### Task goal
Return, unaltered, every line from the beginning of the material below up to and including the one with "right_fliers = [[7.1], [9.2], []]".

· · · ·

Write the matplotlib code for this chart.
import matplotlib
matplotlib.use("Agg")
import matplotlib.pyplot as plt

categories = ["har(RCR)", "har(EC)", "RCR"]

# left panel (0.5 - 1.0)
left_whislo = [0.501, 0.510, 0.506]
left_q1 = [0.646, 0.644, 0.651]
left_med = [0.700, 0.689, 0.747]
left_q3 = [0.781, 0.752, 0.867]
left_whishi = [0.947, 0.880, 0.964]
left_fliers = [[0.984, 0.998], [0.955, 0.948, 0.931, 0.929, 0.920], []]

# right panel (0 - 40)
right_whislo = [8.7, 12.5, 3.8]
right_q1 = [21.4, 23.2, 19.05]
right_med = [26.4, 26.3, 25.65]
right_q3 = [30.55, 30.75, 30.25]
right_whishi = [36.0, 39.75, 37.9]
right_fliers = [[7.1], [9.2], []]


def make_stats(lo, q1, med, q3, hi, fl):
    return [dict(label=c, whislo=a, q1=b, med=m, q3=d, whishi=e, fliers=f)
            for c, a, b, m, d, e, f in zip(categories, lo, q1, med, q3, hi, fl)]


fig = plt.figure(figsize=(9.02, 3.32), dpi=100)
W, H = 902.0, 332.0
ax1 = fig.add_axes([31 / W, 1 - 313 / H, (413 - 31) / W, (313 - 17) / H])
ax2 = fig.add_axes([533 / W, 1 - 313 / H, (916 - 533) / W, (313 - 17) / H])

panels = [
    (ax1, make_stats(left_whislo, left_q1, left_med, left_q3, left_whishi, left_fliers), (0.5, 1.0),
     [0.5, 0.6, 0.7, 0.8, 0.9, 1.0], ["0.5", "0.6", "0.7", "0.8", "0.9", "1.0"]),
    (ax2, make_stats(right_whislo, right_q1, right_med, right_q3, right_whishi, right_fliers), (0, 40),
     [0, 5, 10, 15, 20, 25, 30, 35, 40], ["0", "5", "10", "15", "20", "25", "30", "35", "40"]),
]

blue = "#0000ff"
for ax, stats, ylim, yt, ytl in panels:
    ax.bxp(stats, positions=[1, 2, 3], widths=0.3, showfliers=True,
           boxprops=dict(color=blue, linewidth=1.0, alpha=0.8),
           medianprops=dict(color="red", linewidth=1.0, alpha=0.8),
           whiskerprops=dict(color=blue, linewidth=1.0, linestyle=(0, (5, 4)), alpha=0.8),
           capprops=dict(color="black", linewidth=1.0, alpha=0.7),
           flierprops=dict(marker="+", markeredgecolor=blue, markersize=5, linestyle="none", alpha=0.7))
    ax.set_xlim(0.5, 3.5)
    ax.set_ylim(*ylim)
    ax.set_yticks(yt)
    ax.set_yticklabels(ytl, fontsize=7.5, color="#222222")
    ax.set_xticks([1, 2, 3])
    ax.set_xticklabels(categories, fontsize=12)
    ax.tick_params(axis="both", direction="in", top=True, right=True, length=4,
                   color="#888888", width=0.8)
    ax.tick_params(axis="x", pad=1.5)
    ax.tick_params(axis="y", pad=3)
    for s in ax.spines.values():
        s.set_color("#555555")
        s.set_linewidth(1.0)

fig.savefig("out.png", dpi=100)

· · · ·

### Complete response
Write the matplotlib code for this chart.
import matplotlib
matplotlib.use("Agg")
import matplotlib.pyplot as plt

categories = ["har(RCR)", "har(EC)", "RCR"]

# left panel (0.5 - 1.0)
left_whislo = [0.501, 0.510, 0.506]
left_q1 = [0.646, 0.644, 0.651]
left_med = [0.700, 0.689, 0.747]
left_q3 = [0.781, 0.752, 0.867]
left_whishi = [0.947, 0.880, 0.964]
left_fliers = [[0.984, 0.998], [0.955, 0.948, 0.931, 0.929, 0.920], []]

# right panel (0 - 40)
right_whislo = [8.7, 12.5, 3.8]
right_q1 = [21.4, 23.2, 19.05]
right_med = [26.4, 26.3, 25.65]
right_q3 = [30.55, 30.75, 30.25]
right_whishi = [36.0, 39.75, 37.9]
right_fliers = [[7.1], [9.2], []]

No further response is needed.